It sounds like a boring ending, too.
Here are a couple ideas, which aren't particularly great, but might help turn a few gears in your head.
1. A cure for the plague is discovered, and a character injects himself with it and sacrifices himself to the zombies in order to communicate it to them.
2. A cure is discovered, and can be distributed easily, but it gets to them too late, and the scientist character looks down at his army friend character, a zombie looking back up at him. Possibly a single survivor the army friend and his fellows had died to protect.
3. I often think about a minor subplot in some online chapter or two I read, about the start of a zombie plague. The character was in his fortified house, with electricity, reading an internet post from a woman several states away, trapped in her attic. She's not heard from again, and the subplot isn't pursued, and I'd've liked to have seen it completed.

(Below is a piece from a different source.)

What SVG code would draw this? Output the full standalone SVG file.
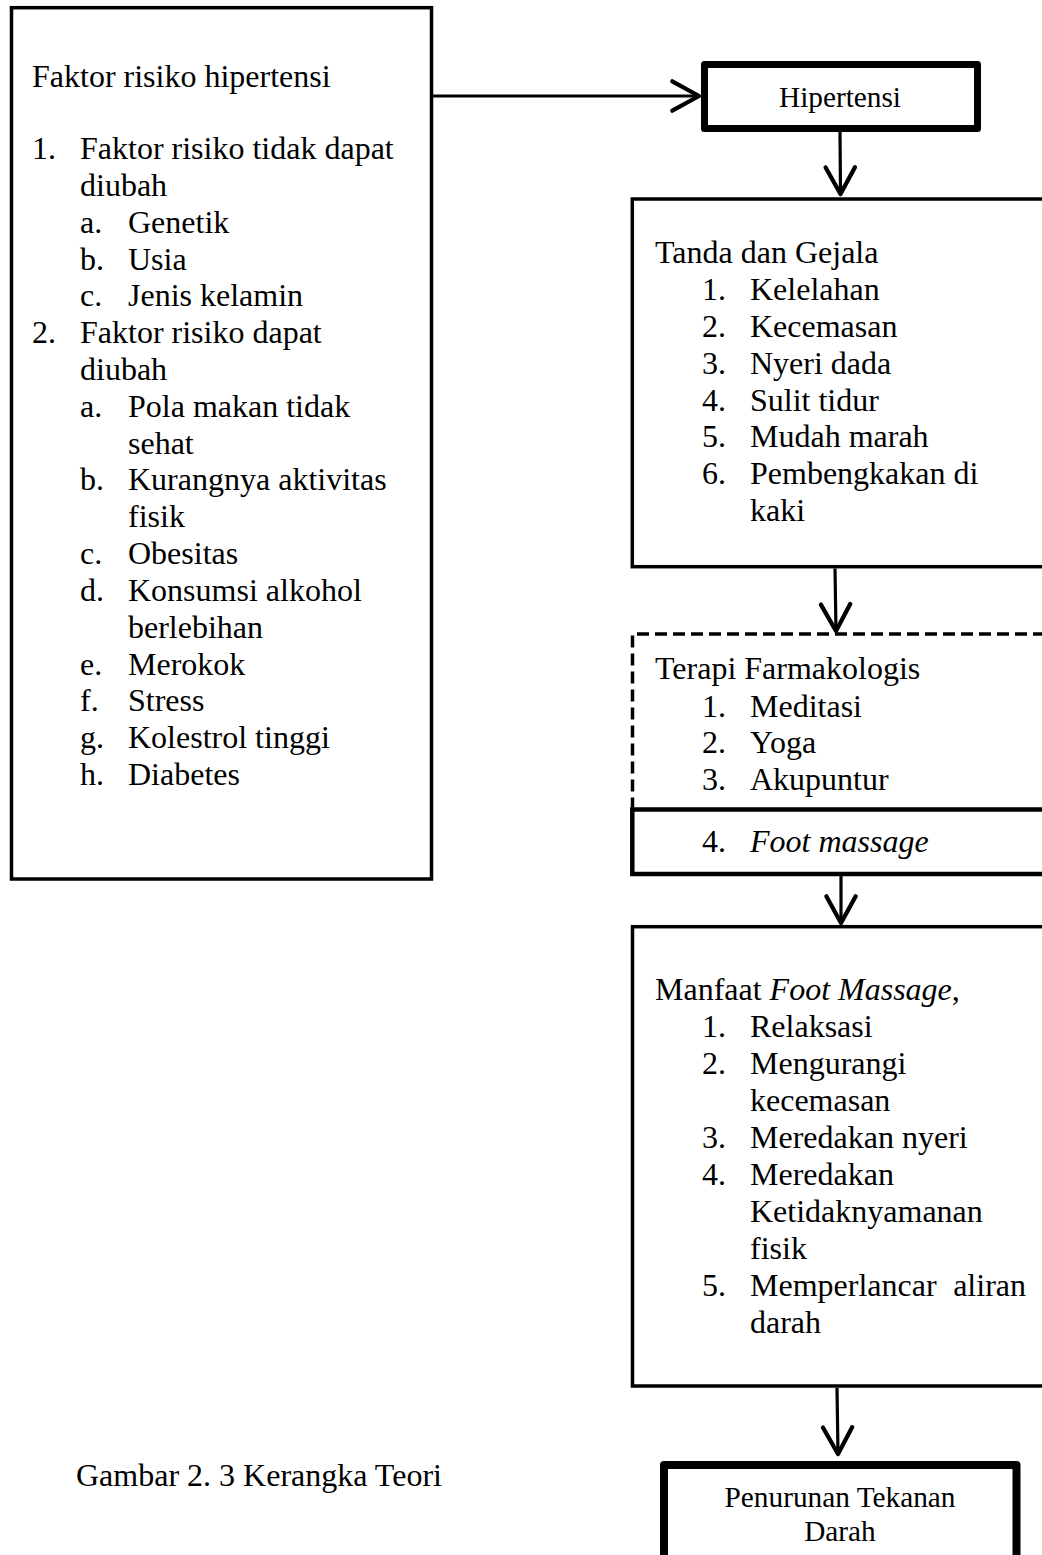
<svg xmlns="http://www.w3.org/2000/svg" width="1042" height="1555" viewBox="0 0 1042 1555">
<style>
text{font-family:"Liberation Serif","Times New Roman",serif;fill:#000}
.t{font-size:32px}
.s{font-size:29.3px}
.i{font-style:italic}
.box{fill:#fff;stroke:#000;stroke-width:3.5}
.thick{fill:#fff;stroke:#000;stroke-width:7;stroke-linejoin:round}
.dash{fill:none;stroke:#000;stroke-width:3.5;stroke-dasharray:12 6}
.conn{stroke:#000;stroke-width:3.2;fill:none;marker-end:url(#arr)}
</style>
<defs>
<marker id="arr" markerUnits="userSpaceOnUse" markerWidth="40" markerHeight="40" viewBox="-25 -15 30 30" refX="0" refY="0" orient="auto" overflow="visible">
<path d="M -20 -11 L 0 0 L -20 11" fill="none" stroke="#000" stroke-width="3.2" stroke-linecap="round" stroke-linejoin="round"/>
</marker>
</defs>
<rect width="1042" height="1555" fill="#fff"/>

<g id="node-faktor">
<rect class="box" x="11.5" y="7.7" width="420" height="871.3"/>
<text class="t" x="32" y="87">Faktor risiko hipertensi</text>
<text class="t" x="32" y="159">1.</text><text class="t" x="80" y="159">Faktor risiko tidak dapat</text>
<text class="t" x="80" y="196">diubah</text>
<text class="t" x="80" y="233">a.</text><text class="t" x="128" y="233">Genetik</text>
<text class="t" x="80" y="270">b.</text><text class="t" x="128" y="270">Usia</text>
<text class="t" x="80" y="306">c.</text><text class="t" x="128" y="306">Jenis kelamin</text>
<text class="t" x="32" y="343">2.</text><text class="t" x="80" y="343">Faktor risiko dapat</text>
<text class="t" x="80" y="380">diubah</text>
<text class="t" x="80" y="417">a.</text><text class="t" x="128" y="417">Pola makan tidak</text>
<text class="t" x="128" y="454">sehat</text>
<text class="t" x="80" y="490">b.</text><text class="t" x="128" y="490">Kurangnya aktivitas</text>
<text class="t" x="128" y="527">fisik</text>
<text class="t" x="80" y="564">c.</text><text class="t" x="128" y="564">Obesitas</text>
<text class="t" x="80" y="601">d.</text><text class="t" x="128" y="601">Konsumsi alkohol</text>
<text class="t" x="128" y="638">berlebihan</text>
<text class="t" x="80" y="675">e.</text><text class="t" x="128" y="675">Merokok</text>
<text class="t" x="80" y="711">f.</text><text class="t" x="128" y="711">Stress</text>
<text class="t" x="80" y="748">g.</text><text class="t" x="128" y="748">Kolestrol tinggi</text>
<text class="t" x="80" y="785">h.</text><text class="t" x="128" y="785">Diabetes</text>
</g>

<g id="node-hipertensi">
<rect class="thick" x="704.5" y="64.5" width="273" height="64"/>
<text class="s" x="840" y="107" text-anchor="middle">Hipertensi</text>
</g>

<g id="node-tanda">
<rect class="box" x="632.3" y="199" width="430" height="367.7"/>
<text class="t" x="655" y="263">Tanda dan Gejala</text>
<text class="t" x="702" y="300">1.</text><text class="t" x="750" y="300">Kelelahan</text>
<text class="t" x="702" y="337">2.</text><text class="t" x="750" y="337">Kecemasan</text>
<text class="t" x="702" y="374">3.</text><text class="t" x="750" y="374">Nyeri dada</text>
<text class="t" x="702" y="411">4.</text><text class="t" x="750" y="411">Sulit tidur</text>
<text class="t" x="702" y="447">5.</text><text class="t" x="750" y="447">Mudah marah</text>
<text class="t" x="702" y="484">6.</text><text class="t" x="750" y="484">Pembengkakan di</text>
<text class="t" x="750" y="521">kaki</text>
</g>

<g id="node-terapi">
<path class="dash" d="M 632.5 809.5 L 632.5 634 L 1062 634"/>
<text class="t" x="655" y="679">Terapi Farmakologis</text>
<text class="t" x="702" y="717">1.</text><text class="t" x="750" y="717">Meditasi</text>
<text class="t" x="702" y="753">2.</text><text class="t" x="750" y="753">Yoga</text>
<text class="t" x="702" y="790">3.</text><text class="t" x="750" y="790">Akupuntur</text>
</g>

<g id="node-footmassage">
<rect x="632.3" y="809.5" width="430" height="64.5" fill="#fff" stroke="#000" stroke-width="4.5"/>
<text class="t" x="702" y="852">4.</text><text class="t i" x="750" y="852">Foot massage</text>
</g>

<g id="node-manfaat">
<rect class="box" x="632.5" y="926.7" width="430" height="459.3"/>
<text class="t" x="655" y="1000">Manfaat <tspan class="i">Foot Massage</tspan>,</text>
<text class="t" x="702" y="1037">1.</text><text class="t" x="750" y="1037">Relaksasi</text>
<text class="t" x="702" y="1074">2.</text><text class="t" x="750" y="1074">Mengurangi</text>
<text class="t" x="750" y="1111">kecemasan</text>
<text class="t" x="702" y="1148">3.</text><text class="t" x="750" y="1148">Meredakan nyeri</text>
<text class="t" x="702" y="1185">4.</text><text class="t" x="750" y="1185">Meredakan</text>
<text class="t" x="750" y="1222">Ketidaknyamanan</text>
<text class="t" x="750" y="1259">fisik</text>
<text class="t" x="702" y="1296">5.</text><text class="t" x="750" y="1296">Memperlancar</text><text class="t" x="1026" y="1296" text-anchor="end">aliran</text>
<text class="t" x="750" y="1333">darah</text>
</g>

<g id="node-penurunan">
<rect x="664" y="1465" width="352.5" height="120" fill="#fff" stroke="#000" stroke-width="8" stroke-linejoin="round"/>
<text class="s" x="840" y="1507" text-anchor="middle">Penurunan Tekanan</text>
<text class="s" x="840" y="1541" text-anchor="middle">Darah</text>
</g>

<g id="caption">
<text class="t" x="76" y="1486">Gambar 2. 3 Kerangka Teori</text>
</g>

<g id="connectors">
<line class="conn" x1="433" y1="96" x2="699" y2="96"/>
<line class="conn" x1="840" y1="132" x2="840.5" y2="194"/>
<line class="conn" x1="835" y1="568.5" x2="836" y2="631"/>
<line class="conn" x1="841" y1="876" x2="841" y2="923"/>
<line class="conn" x1="837" y1="1388" x2="838" y2="1454"/>
</g>
</svg>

4. Little is frequently made of loved ones in zombie worlds. How would someone react if they came face to face with their now zombie wife, if she and they had been fully realized characters and not just plot points? If the movie I Am Legend had ended in him seeing his wife and son in the attacking mob, would he have shot them, or joined them, or been prevented from (or encouraged into) one or the other by the new lady or boy?
5. What radio or television transmission might the survivors hear or see before or during the final battle that might be significant to them?
6. What if the zombiedom is an evolutionary step toward a higher form of life? Another idea along the "maybe we don't have the right to shoot them" line. I'm not terribly fond of it, but, again, wheels turning.
7. What if the zombie outbreak was a deliberate action by some sort of evil doctor character? This alone is, of course, the most common approach, but what if there were actually a reason to be sympathetic toward the evil doctor? What would compel you to view him as the greatest victim of the situation, if, having been exposed to him throughout the book as a fleshed out character, you saw him doing something or watching something or thinking something in the closing scene of the book? I don't mean in an I Am Legend the movie sense, I mean he actually set out to turn everyone into zombies, for some reason. Maybe it was necessary?